Chris Harris, former licensed Senior Reactor Operator and engineer, Jan. 23, 2014 (at 25:15 in):
So a robot finds a leak [while] doing work, now all of a sudden this means a lot of things. First of all, this means the water that was supposed to be, this is going to be my best guess – where is the water coming from? Tepco actually also said this water was supposed to be for the cooling of Unit 3, which means its highly radioactive after it comes out. This is what else it means — if a robot incidentally finds a leak when it’s sent into a specific area to do some work, how many other leaks haven’t they discovered yet? You have to ask that question too. I’m going to expect to find many different kinds of leaks. So that means that all the cooling that you’d expect to be getting from the cooling water system that pretty much was flimsily, hastily tossed together is not doing the complete job. [...]

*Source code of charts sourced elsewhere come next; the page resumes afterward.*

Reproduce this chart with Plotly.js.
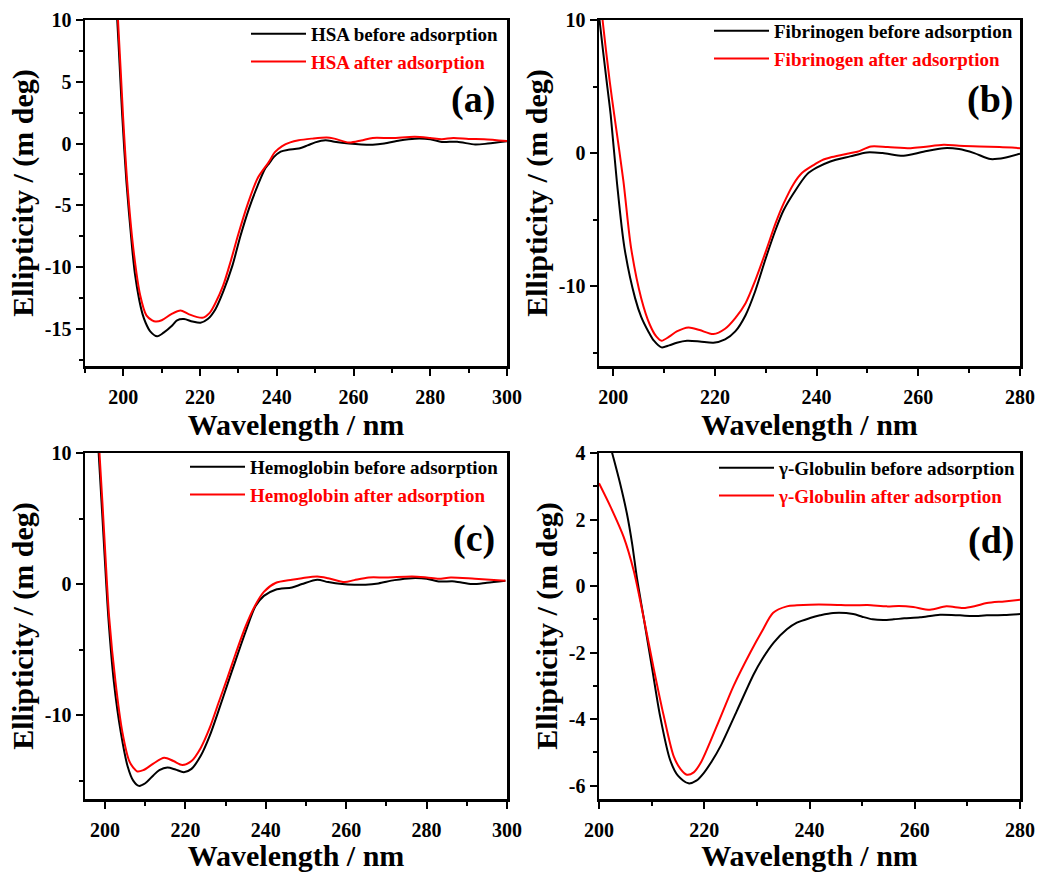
<!DOCTYPE html>
<html><head><meta charset="utf-8">
<script src="https://cdn.plot.ly/plotly-3.0.1.min.js"></script>
<style>html,body{margin:0;padding:0;background:#fff}#chart{width:1039px;height:872px}</style>
</head><body><div id="chart"></div>
<script>
// ---------- data ----------
// (a) HSA
const wlA_before = [197.5,198.4,199,199.7,200.8,202.3,203,204.1,205,205.8,207,208.8,210.5,212.8,214,215.8,218,220.1,222,224,226,228.4,230.5,232.7,235,237,238,239.2,241,243,245.7,248,250,252.7,255,258.8,262,265,268,272,276,280,283,287,291.7,295,300];
const cdA_before = [14,10,6.5,2.3,-3.1,-8.5,-10.5,-12.6,-13.8,-14.5,-15.2,-15.6,-15.3,-14.7,-14.3,-14.2,-14.4,-14.5,-14.2,-13.4,-12,-9.9,-7.5,-5.3,-3.4,-2.0,-1.6,-1.1,-0.65,-0.5,-0.4,-0.15,0.1,0.27,0.15,0,-0.08,-0.1,0,0.25,0.4,0.35,0.13,0.15,-0.08,0,0.19];
const wlA_after = [197.6,198.6,199.9,201,202.6,204.4,206,207.5,208.4,210,212.5,214.9,217,220.6,222.5,224,226,228,230,232.3,235,237.9,239.5,241.4,243.5,245.7,249,253,255,258.8,262,265,270,276,280,283,286,290,294,300];
const cdA_after = [14,10,2.3,-3.1,-8.5,-12.3,-13.9,-14.3,-14.4,-14.3,-13.8,-13.5,-13.8,-14.1,-13.7,-12.9,-11.5,-9.5,-7.3,-5.0,-2.8,-1.5,-0.7,-0.2,0.1,0.27,0.4,0.5,0.4,0.08,0.25,0.46,0.45,0.55,0.45,0.35,0.46,0.38,0.35,0.2];

// (b) Fibrinogen
const wlB_before = [196.3,197.3,198.7,199.5,200.7,202.2,204.3,205.5,206.9,208,209.5,211,212.5,214.5,217,219.7,222,224,226,227.9,230,231.9,233.5,235.5,238.1,240,242.7,246.6,249.9,253,257.1,261,265,268,271,274.2,277,280];
const cdB_before = [14,10,5.4,2.87,-2.1,-7.1,-10.9,-12.3,-13.4,-14.1,-14.6,-14.45,-14.25,-14.1,-14.15,-14.25,-14.0,-13.4,-12.2,-10.4,-7.9,-5.8,-4.3,-3.0,-1.6,-1.1,-0.63,-0.25,0.05,0.0,-0.2,0.1,0.37,0.3,0.0,-0.45,-0.35,-0.05];
const wlB_after = [196.9,197.9,199.3,200.2,202,203.5,205.5,207.2,208.5,209.5,211,212.5,214.8,217,219.7,222,224,226,227.9,230,231.9,233.5,235.5,237.1,239.4,241,243,246,248,250.7,254,258.5,261,265,268,272,276,280];
const cdB_after = [14,10,5.4,2.87,-2.1,-7.1,-10.9,-12.9,-13.8,-14.1,-13.8,-13.4,-13.1,-13.3,-13.6,-13.2,-12.4,-11.3,-9.6,-7.4,-5.3,-3.8,-2.3,-1.5,-0.9,-0.55,-0.3,-0.05,0.1,0.5,0.45,0.37,0.45,0.62,0.55,0.5,0.45,0.37];

// (c) Hemoglobin
const wlC_before = [197.5,198.4,199.8,200.8,202.2,203.9,205.6,207,208.4,210,212,213.5,215.5,217.5,219.6,221.5,223.8,226,228.3,230.5,232.5,235,237.4,239.5,242.4,246.5,249,252.8,255.5,259,262,264.8,268,272,276.4,280,283,287,291.3,295,299.6];
const cdC_before = [14,10,2.6,-2.5,-7.5,-11.3,-13.9,-15.0,-15.4,-15.2,-14.6,-14.2,-14.0,-14.15,-14.35,-14.1,-13.1,-11.6,-9.6,-7.6,-5.8,-3.6,-1.7,-0.9,-0.43,-0.26,0.0,0.33,0.15,0,-0.05,-0.05,0.05,0.3,0.45,0.4,0.2,0.2,0,0.1,0.25];
const wlC_after = [197.6,198.6,200,201,202.6,204.3,206,207,208,209.5,212,214.7,217,219.2,221.5,223.8,226,228.3,230.5,232.5,235,237.4,239.5,242.4,246.5,249,252.8,255.5,259.6,262,265.6,270,276.4,280,283,286,292,299.6];
const cdC_after = [14,10,2.6,-2.5,-7.5,-11.3,-13.5,-14.0,-14.3,-14.2,-13.7,-13.25,-13.5,-13.8,-13.5,-12.5,-11.0,-9.0,-7.1,-5.3,-3.2,-1.6,-0.6,0.08,0.33,0.45,0.58,0.45,0.15,0.3,0.5,0.5,0.58,0.5,0.4,0.5,0.4,0.25];

// (d) gamma-Globulin
const wlD_before = [201.5,202.5,204,205.3,206.3,207.2,208.5,210.1,211.6,213.5,215,217,218.5,219.9,221.5,223.1,226.2,229.4,231,233.2,235.7,237.6,240.1,242,244.5,248.3,250,252,254,256,258,261,264.8,268.6,271,273.7,277,280];
const cdD_before = [4.6,4,3.09,2.18,1.27,0.25,-0.96,-2.48,-3.9,-5.22,-5.7,-5.93,-5.85,-5.62,-5.25,-4.81,-3.75,-2.65,-2.2,-1.7,-1.3,-1.1,-0.96,-0.88,-0.81,-0.84,-0.92,-1.0,-1.02,-1.0,-0.97,-0.94,-0.86,-0.88,-0.9,-0.88,-0.87,-0.84];
const wlD_after = [200,202.2,204.7,206.6,208.5,210.4,212.3,214.2,215.5,216.7,218,219.3,222.4,225.6,228.8,231,233.1,235.7,237.6,240.1,244,248.3,251,254.7,257,259.7,262.9,266,269.2,271.5,273.7,277,280];
const cdD_after = [3.09,2.38,1.47,0.46,-0.96,-2.48,-3.9,-5.12,-5.5,-5.67,-5.6,-5.32,-4.2,-2.99,-1.98,-1.35,-0.8,-0.61,-0.58,-0.56,-0.56,-0.58,-0.57,-0.61,-0.6,-0.63,-0.71,-0.61,-0.66,-0.6,-0.51,-0.46,-0.41];

// series names
const namesBefore = ['HSA before adsorption','Fibrinogen before adsorption','Hemoglobin before adsorption','γ-Globulin before adsorption'];
const namesAfter  = ['HSA after adsorption','Fibrinogen after adsorption','Hemoglobin after adsorption','γ-Globulin after adsorption'];
const panelLabels = ['(a)','(b)','(c)','(d)'];

// tick labels
const xTicksA = [200,220,240,260,280,300];
const xTicksB = [200,220,240,260,280];
const yTicksA = [10,5,0,-5,-10,-15];
const yTicksBC = [10,0,-10];
const yTicksD = [4,2,0,-2,-4,-6];
const lbl = v => String(v);

// ---------- figure ----------
const FONT = 'Liberation Serif, Times New Roman, serif';
const W = 1039, H = 872;
const px = x => x / W, py = y => 1 - y / H;

const before = [[wlA_before,cdA_before],[wlB_before,cdB_before],[wlC_before,cdC_before],[wlD_before,cdD_before]];
const after  = [[wlA_after,cdA_after],[wlB_after,cdB_after],[wlC_after,cdC_after],[wlD_after,cdD_after]];

const traces = [];
for (let i = 0; i < 4; i++) {
  const ax = i === 0 ? '' : String(i + 1);
  const lg = i === 0 ? 'legend' : 'legend' + (i + 1);
  traces.push({x: before[i][0], y: before[i][1], type: 'scatter', mode: 'lines',
    line: {color: '#000000', width: 2, shape: 'spline', smoothing: 0.8},
    name: namesBefore[i], xaxis: 'x' + ax, yaxis: 'y' + ax, legend: lg});
  traces.push({x: after[i][0], y: after[i][1], type: 'scatter', mode: 'lines',
    line: {color: '#ff0000', width: 2, shape: 'spline', smoothing: 0.8},
    name: '<span style="color:#ff0000">' + namesAfter[i] + '</span>', xaxis: 'x' + ax, yaxis: 'y' + ax, legend: lg});
}

function xAxis(domain, range, ticks, anchor) {
  return {domain: domain, range: range, anchor: anchor,
    tickmode: 'array', tickvals: ticks, ticktext: ticks.map(lbl),
    showline: true, linewidth: 2.5, linecolor: '#000', mirror: true,
    ticks: 'outside', ticklen: 7, tickwidth: 2, tickcolor: '#000', ticklabelstandoff: 4,
    minor: {tickmode: 'linear', tick0: 200, dtick: 10, ticks: 'outside', ticklen: 4, tickwidth: 2, tickcolor: '#000'},
    showgrid: false, zeroline: false,
    tickfont: {family: FONT, size: 20, color: '#000', weight: 'bold'},
    title: {text: 'Wavelength / nm', standoff: 6, font: {family: FONT, size: 30, color: '#000', weight: 'bold'}}};
}
function yAxis(domain, range, ticks, minorStep, anchor) {
  return {domain: domain, range: range, anchor: anchor,
    tickmode: 'array', tickvals: ticks, ticktext: ticks.map(lbl),
    showline: true, linewidth: 2.5, linecolor: '#000', mirror: true,
    ticks: 'outside', ticklen: 7, tickwidth: 2, tickcolor: '#000', ticklabelstandoff: 0,
    minor: {tickmode: 'linear', tick0: 0, dtick: minorStep, ticks: 'outside', ticklen: 4, tickwidth: 2, tickcolor: '#000'},
    showgrid: false, zeroline: false,
    tickfont: {family: FONT, size: 20, color: '#000', weight: 'bold'},
    title: {text: 'Ellipticity / (m deg)', standoff: 3, font: {family: FONT, size: 30, color: '#000', weight: 'bold'}}};
}

const colL = [px(85), px(507)], colR = [px(599), px(1020)];
const rowT = [py(366), py(20)], rowB = [py(799), py(453)];

function legend(x, y) {
  return {x: px(x), y: py(y), xanchor: 'left', yanchor: 'top', bgcolor: 'rgba(0,0,0,0)', borderwidth: 0,
    itemwidth: 55, tracegroupgap: 0,
    font: {family: FONT, size: 19, color: '#000', weight: 'bold'}};
}

const annotations = [
  [473, 99], [990, 99], [474, 538], [991, 540]
].map((p, i) => ({xref: 'paper', yref: 'paper', x: px(p[0]), y: py(p[1]), xanchor: 'center', yanchor: 'middle',
  text: panelLabels[i], showarrow: false, font: {family: FONT, size: 38, color: '#000', weight: 'bold'}}));

const layout = {
  width: W, height: H, margin: {l: 0, r: 0, t: 0, b: 0},
  paper_bgcolor: '#fff', plot_bgcolor: '#fff', showlegend: true,
  xaxis:  xAxis(colL, [190, 300], xTicksA, 'y'),
  yaxis:  yAxis(rowT, [-18, 10], yTicksA, 2.5, 'x'),
  xaxis2: xAxis(colR, [197.2, 280], xTicksB, 'y2'),
  yaxis2: yAxis(rowT, [-16, 10], yTicksBC, 5, 'x2'),
  xaxis3: xAxis(colL, [195, 300], xTicksA, 'y3'),
  yaxis3: yAxis(rowB, [-16.4, 10], yTicksBC, 5, 'x3'),
  xaxis4: xAxis(colR, [200, 280], xTicksB, 'y4'),
  yaxis4: yAxis(rowB, [-6.4, 4], yTicksD, 1, 'x4'),
  legend:  legend(246, 15),
  legend2: legend(709, 12),
  legend3: legend(185, 448),
  legend4: legend(714, 449),
  annotations: annotations
};

Plotly.newPlot('chart', traces, layout, {displayModeBar: false, staticPlot: true});
</script></body></html>
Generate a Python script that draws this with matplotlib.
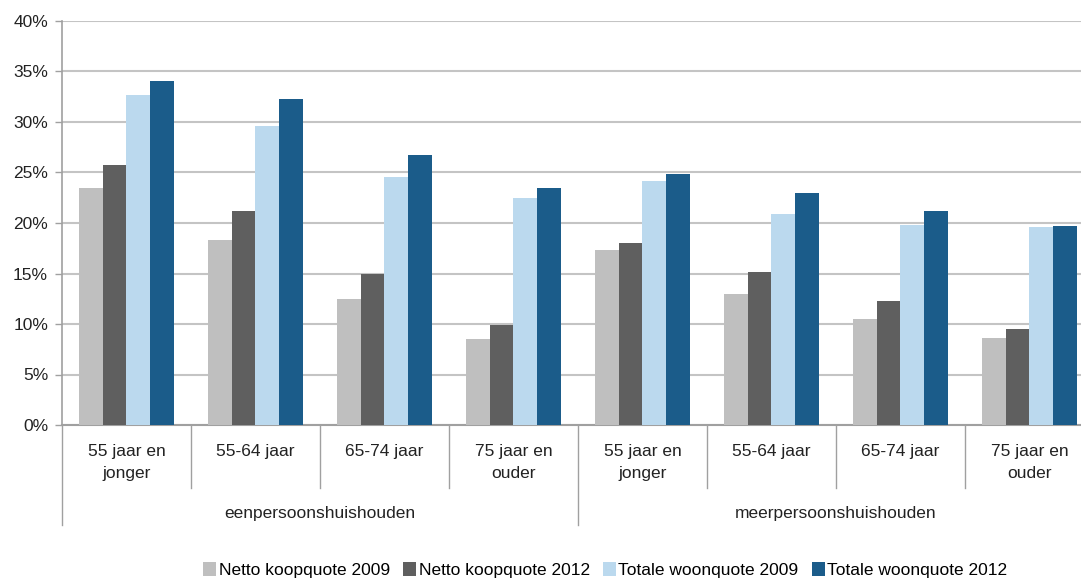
import numpy as np
import matplotlib
matplotlib.use("Agg")
import matplotlib.pyplot as plt
from matplotlib.transforms import blended_transform_factory

plt.rcParams["font.family"] = ["Liberation Sans", "DejaVu Sans"]

# data (percent)
age_labels = ["55 jaar en\njonger", "55-64 jaar", "65-74 jaar", "75 jaar en\nouder"] * 2
household = ["eenpersoonshuishouden", "meerpersoonshuishouden"]
series = ["Netto koopquote 2009", "Netto koopquote 2012",
          "Totale woonquote 2009", "Totale woonquote 2012"]
netto_2009 = [23.5, 18.3, 12.5, 8.5, 17.3, 13.0, 10.5, 8.6]
netto_2012 = [25.7, 21.2, 15.0, 9.9, 18.0, 15.1, 12.3, 9.5]
totaal_2009 = [32.7, 29.6, 24.6, 22.5, 24.2, 20.9, 19.8, 19.6]
totaal_2012 = [34.1, 32.3, 26.7, 23.5, 24.9, 23.0, 21.2, 19.7]
colors = ["#BFBFBF", "#5F5F5F", "#BBD9EE", "#1B5C8A"]
FS = 12.5

fig = plt.figure(figsize=(10.81, 5.8), dpi=100)
ax = fig.add_axes([62 / 1081, 155 / 580, 1 - 62 / 1081, 404 / 580])

x = np.arange(len(age_labels))
w = 0.185
values = [netto_2009, netto_2012, totaal_2009, totaal_2012]
for i, (vals, name, c) in enumerate(zip(values, series, colors)):
    ax.bar(x + (i - 1.5) * w, vals, w, color=c, label=name, zorder=3)

ax.set_xlim(-0.5, 7.4)
ax.set_ylim(0, 40)
ax.set_yticks(np.arange(0, 41, 5))
ax.set_yticklabels([f"{v}%" for v in range(0, 41, 5)], fontsize=FS, color="#222222")
ax.yaxis.grid(True, color="#C4C4C4", linewidth=1.5, zorder=0)
ax.tick_params(axis="y", length=5, width=1, color="#A0A0A0", pad=5)
ax.set_xticks([])
for s in ["top", "right"]:
    ax.spines[s].set_visible(False)
ax.spines["left"].set_color("#A0A0A0")
ax.spines["bottom"].set_color("#A0A0A0")
ax.spines["left"].set_linewidth(1.2)
ax.spines["bottom"].set_linewidth(1.5)

# multi-level category axis
tr = blended_transform_factory(ax.transData, ax.transAxes)
for b in np.arange(-0.5, 8.0, 1.0):
    low = -0.248 if b in (-0.5, 3.5, 7.5) else -0.156
    ax.plot([b, b], [0, low], transform=tr, color="#A0A0A0", lw=1, clip_on=False)
for xi, lab in zip(x, age_labels):
    ax.text(xi, -0.046, lab, transform=tr, ha="center", va="top",
            fontsize=FS, linespacing=1.6, color="#222222")
for gi, lab in enumerate(household):
    ax.text(gi * 4 + 1.5, -0.22, lab, transform=tr, ha="center", va="center",
            fontsize=FS, color="#222222")

fig.legend(loc="center", bbox_to_anchor=(0.56, 0.017), ncol=4, frameon=False,
           fontsize=FS, handlelength=0.75, handleheight=0.9, handletextpad=0.15,
           columnspacing=0.75)

fig.savefig("out.png", dpi=100)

It also means that the containment’s broken like we thought about a long time ago, in this case Tepco believes that […] one of the main steam line penetrations, which are very durable in this case, is no longer that durable, it’s porous. The radioactive water is coming from inside the containment vessel itself. So it means a lot of things, also the water is very heavily laden with radioactive contaminants. It’s basically floating freely to wherever it’s going, probably to the basement of the reactor building, and in this case we know the reactor is porous also, so there’s really no containment at Unit 3.